A Blueprint for Starting a Successful Beef Producer Group

John Joyce

A Blueprint for Starting a Successful Beef Producer Group

The beef sector in Ireland is an important part of the agriculture sector (27% of gross agricultural output, over 100,000 farmers and 10,000 jobs) and over 90 % of its output is exported. The structure at producer level is heterogeneous, fragmented and producing low or negative incomes for farmers who rely heavily on CAP payments to survive.

The Irish meat processing industry is privately owned, and is concentrated, with three companies having 60% share of cattle slaughtering. Relationships between producers and the processors are strained. This contrasts with the dairy industry which is expanding, profitable for producers, progressive and co-ops control the majority of processing, thereby giving the dairy producers direct access to market information.

Producer Groups (PGs) or Producer Organisations (POs) have been set up in many agriculture sectors and across many countries, to enable groups of producers to combine their efforts to improve their returns from the market. Some of these focus on supplying from a particular geographical area, specific breed or variety, or use a specific production method. The groups organise their production in order to meet the market capacity and avoid a glut.

There is EU legislation, since 2013, allowing groups of producers to organise themselves as POs, in a way that does not breach Competition Law. This legislation is supported by national legislation setting out the details of how this operates at member state level. There is also grant aid to encourage and support the formation of POs.

There are 3,434 recognised POs in the EU, of which 210 were in the beef and veal sector.

The study looked at a number of case studies of producer groups in the beef and sheep sectors in Ireland and four other countries, and found successful groups of farmers who combined their efforts to develop niches in the market and combine with other parts of the value chain for mutual benefit.

These groups organised themselves in a legal structure, usually as a co-op or similar structure, and had a clear governance structure which guided their operation.

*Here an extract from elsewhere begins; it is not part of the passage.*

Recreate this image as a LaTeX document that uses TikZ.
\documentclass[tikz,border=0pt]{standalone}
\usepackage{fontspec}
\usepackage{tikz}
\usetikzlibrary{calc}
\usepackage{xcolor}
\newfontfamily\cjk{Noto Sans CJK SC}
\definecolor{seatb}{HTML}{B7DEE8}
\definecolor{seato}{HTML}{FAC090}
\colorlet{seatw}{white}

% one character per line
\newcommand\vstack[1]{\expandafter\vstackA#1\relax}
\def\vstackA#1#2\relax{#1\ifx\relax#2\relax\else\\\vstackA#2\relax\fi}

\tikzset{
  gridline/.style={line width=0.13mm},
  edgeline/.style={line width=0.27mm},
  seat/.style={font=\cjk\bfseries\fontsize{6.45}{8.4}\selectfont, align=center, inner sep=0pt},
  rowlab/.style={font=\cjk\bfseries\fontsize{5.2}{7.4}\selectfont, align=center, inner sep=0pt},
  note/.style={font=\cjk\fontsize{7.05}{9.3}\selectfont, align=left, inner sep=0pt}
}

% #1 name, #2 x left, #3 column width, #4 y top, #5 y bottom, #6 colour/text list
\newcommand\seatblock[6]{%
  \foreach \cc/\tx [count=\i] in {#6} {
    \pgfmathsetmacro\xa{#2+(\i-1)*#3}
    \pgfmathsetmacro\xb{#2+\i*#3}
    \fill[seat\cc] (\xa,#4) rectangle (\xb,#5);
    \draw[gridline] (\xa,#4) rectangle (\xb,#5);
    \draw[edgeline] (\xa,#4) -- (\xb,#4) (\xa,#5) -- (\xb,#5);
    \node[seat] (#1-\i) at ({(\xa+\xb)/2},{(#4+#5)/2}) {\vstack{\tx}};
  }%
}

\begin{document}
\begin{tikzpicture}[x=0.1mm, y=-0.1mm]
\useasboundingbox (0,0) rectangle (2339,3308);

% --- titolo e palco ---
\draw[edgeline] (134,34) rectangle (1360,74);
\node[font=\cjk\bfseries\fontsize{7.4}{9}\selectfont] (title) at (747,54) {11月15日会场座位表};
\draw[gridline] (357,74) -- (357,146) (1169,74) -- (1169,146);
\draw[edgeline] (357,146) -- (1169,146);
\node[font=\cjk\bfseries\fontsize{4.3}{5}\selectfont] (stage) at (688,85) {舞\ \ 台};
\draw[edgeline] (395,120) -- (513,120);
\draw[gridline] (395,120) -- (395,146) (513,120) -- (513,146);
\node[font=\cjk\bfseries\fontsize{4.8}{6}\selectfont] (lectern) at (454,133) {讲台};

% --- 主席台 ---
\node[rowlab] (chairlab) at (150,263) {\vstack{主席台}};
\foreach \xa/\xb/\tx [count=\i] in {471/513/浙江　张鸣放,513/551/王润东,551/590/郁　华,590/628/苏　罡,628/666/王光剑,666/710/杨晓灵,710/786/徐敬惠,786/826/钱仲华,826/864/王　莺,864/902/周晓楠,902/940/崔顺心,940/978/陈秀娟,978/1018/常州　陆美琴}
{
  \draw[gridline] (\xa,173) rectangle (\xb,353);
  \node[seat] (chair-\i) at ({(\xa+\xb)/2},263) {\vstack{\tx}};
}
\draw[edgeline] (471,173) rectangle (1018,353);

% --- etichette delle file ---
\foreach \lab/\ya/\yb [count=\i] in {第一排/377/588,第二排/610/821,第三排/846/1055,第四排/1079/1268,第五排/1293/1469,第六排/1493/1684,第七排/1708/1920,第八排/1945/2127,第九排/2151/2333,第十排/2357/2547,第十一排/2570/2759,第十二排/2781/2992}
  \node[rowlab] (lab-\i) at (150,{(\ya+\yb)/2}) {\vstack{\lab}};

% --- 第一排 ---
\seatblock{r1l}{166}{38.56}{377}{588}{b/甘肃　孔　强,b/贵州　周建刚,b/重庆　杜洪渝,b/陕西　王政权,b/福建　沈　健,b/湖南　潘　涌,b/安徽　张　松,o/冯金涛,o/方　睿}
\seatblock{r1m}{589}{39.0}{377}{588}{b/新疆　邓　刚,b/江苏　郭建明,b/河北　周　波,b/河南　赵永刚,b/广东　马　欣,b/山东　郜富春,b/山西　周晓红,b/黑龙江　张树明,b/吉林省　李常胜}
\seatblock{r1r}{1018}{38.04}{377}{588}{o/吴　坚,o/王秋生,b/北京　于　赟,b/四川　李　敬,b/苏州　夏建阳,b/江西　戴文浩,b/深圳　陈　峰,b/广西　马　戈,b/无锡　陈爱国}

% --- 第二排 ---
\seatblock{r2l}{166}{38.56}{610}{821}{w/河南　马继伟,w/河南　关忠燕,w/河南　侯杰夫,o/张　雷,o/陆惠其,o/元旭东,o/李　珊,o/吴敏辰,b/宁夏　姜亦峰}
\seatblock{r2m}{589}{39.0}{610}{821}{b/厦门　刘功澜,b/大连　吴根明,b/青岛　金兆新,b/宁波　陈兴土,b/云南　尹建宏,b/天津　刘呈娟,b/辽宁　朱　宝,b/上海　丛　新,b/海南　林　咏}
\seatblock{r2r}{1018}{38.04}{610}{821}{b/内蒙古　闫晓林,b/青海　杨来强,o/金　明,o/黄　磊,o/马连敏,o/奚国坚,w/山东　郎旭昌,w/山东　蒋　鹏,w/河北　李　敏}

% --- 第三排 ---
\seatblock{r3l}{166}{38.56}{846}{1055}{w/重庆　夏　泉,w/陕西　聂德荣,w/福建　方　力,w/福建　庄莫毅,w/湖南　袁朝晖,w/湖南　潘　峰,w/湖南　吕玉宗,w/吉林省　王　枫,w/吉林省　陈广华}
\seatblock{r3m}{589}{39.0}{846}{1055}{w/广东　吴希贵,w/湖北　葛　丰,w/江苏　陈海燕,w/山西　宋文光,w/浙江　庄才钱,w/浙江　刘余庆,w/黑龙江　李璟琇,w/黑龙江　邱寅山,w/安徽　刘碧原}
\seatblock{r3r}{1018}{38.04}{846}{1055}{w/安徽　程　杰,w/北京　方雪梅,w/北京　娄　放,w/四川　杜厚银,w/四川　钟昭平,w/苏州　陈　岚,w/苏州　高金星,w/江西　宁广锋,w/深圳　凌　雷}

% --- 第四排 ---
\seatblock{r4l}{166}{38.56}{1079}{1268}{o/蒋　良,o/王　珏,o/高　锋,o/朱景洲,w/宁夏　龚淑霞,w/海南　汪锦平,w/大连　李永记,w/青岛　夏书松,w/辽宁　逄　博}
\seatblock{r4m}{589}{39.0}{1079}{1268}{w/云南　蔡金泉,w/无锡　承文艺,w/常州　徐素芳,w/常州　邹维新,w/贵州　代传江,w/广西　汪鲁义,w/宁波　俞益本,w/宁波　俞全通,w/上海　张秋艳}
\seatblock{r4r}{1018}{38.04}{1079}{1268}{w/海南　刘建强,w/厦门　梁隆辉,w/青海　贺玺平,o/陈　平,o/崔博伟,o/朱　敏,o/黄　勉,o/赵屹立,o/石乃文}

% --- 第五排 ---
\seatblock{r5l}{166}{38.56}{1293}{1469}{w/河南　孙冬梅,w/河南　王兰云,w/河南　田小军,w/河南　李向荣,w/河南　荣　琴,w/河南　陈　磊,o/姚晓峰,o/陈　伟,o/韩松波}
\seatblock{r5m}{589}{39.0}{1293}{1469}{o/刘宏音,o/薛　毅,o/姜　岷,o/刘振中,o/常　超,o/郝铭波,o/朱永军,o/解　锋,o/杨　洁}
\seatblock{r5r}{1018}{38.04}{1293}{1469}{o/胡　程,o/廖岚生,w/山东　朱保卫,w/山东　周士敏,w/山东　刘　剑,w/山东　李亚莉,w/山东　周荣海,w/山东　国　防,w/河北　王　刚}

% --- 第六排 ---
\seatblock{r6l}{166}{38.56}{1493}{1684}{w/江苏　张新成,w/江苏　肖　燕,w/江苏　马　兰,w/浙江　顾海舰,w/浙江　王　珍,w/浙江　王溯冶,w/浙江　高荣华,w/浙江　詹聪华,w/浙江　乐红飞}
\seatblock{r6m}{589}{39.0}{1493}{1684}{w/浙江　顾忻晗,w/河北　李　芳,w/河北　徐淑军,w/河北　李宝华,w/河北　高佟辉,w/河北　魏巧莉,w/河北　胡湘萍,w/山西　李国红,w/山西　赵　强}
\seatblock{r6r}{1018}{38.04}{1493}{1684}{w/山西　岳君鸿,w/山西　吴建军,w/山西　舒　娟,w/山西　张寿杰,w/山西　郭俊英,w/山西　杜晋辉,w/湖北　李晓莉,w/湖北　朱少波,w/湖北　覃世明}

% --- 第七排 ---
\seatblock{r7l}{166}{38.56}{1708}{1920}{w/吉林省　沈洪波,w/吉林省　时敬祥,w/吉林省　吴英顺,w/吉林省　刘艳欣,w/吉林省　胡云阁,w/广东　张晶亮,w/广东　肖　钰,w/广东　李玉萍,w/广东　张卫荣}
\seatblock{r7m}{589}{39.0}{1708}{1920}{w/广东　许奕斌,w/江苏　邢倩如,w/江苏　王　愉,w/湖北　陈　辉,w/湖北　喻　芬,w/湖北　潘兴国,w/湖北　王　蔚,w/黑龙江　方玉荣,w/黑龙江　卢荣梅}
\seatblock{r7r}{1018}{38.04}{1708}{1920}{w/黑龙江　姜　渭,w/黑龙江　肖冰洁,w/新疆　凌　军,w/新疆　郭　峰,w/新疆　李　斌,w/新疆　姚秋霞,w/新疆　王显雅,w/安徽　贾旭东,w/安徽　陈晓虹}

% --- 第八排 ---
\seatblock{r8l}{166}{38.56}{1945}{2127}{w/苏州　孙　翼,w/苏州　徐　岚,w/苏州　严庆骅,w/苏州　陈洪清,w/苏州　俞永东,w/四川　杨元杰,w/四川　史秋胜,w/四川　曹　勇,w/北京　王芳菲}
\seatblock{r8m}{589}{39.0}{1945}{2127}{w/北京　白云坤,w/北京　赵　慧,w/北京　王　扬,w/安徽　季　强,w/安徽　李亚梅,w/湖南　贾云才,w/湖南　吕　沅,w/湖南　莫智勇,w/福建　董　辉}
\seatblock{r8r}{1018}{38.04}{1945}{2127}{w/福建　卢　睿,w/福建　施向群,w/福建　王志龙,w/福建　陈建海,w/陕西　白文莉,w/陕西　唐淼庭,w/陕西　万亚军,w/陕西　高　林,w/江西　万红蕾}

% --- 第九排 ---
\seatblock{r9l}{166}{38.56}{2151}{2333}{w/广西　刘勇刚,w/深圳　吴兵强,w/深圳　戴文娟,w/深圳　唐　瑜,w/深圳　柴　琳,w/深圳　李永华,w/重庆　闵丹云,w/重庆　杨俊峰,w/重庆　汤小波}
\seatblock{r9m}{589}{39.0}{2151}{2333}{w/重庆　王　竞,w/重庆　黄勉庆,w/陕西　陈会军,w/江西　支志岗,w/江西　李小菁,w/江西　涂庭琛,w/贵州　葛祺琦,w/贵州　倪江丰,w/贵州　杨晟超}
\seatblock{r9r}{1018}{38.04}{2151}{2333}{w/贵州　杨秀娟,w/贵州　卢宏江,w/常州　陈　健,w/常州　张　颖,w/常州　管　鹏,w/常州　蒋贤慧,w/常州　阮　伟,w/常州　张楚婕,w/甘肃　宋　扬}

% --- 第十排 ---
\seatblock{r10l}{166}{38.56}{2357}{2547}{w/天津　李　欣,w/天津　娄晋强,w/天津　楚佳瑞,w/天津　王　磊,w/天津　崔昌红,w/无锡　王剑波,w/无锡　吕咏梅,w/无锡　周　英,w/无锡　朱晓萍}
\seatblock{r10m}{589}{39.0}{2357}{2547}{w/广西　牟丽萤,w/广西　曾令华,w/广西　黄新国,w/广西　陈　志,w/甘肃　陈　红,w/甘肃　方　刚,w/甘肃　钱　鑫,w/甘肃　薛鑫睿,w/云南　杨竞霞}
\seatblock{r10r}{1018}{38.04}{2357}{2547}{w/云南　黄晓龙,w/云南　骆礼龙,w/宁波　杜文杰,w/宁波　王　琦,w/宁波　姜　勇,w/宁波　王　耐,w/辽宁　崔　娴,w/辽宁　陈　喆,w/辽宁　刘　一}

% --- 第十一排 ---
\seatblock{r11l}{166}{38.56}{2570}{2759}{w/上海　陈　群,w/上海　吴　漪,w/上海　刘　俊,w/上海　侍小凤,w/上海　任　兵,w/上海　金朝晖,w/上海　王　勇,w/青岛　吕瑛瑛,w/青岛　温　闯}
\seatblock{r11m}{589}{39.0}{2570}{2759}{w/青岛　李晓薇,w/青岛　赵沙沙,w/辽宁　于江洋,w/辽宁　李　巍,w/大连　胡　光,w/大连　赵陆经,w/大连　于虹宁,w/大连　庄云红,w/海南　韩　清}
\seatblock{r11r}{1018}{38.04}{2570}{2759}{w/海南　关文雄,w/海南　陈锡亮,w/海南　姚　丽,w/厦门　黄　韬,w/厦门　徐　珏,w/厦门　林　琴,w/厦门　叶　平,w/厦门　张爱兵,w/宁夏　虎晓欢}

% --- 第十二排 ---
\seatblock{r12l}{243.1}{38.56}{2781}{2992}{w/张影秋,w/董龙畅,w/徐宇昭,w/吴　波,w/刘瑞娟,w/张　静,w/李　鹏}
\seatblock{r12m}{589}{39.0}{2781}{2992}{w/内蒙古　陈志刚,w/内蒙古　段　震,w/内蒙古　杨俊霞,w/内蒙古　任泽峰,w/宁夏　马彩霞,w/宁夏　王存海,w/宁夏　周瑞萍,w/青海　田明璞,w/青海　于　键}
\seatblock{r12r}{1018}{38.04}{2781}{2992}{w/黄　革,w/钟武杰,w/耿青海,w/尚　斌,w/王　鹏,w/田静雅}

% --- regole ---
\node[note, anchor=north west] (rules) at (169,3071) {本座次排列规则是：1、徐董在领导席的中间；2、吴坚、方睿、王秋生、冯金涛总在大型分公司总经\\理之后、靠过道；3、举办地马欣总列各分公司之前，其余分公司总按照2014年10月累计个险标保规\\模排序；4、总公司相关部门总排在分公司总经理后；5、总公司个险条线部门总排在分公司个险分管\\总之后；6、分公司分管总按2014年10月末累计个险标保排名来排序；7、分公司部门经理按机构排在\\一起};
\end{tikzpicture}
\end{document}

The author believes that there is a good future from the formation of producer groups by farmers who are willing to work together, with a shared view of what they can commit to a processor as a group (e.g. specific breed, region, production method, and supply pattern or quality specification).

There is a need for a supporting body to provide advice and guidance to existing and prospective groups, so that they understand how to form and operate a successful group. The start-up grant for a PO should be increased from €3,000 to €10,000 to encourage their formation, and ensure that they have the expertise and technology to ensure their viability. 

The co-operative livestock marts have facilities and professional management, and are a resource which could support PGs and POs in their efforts to add value and improve producers’ viability.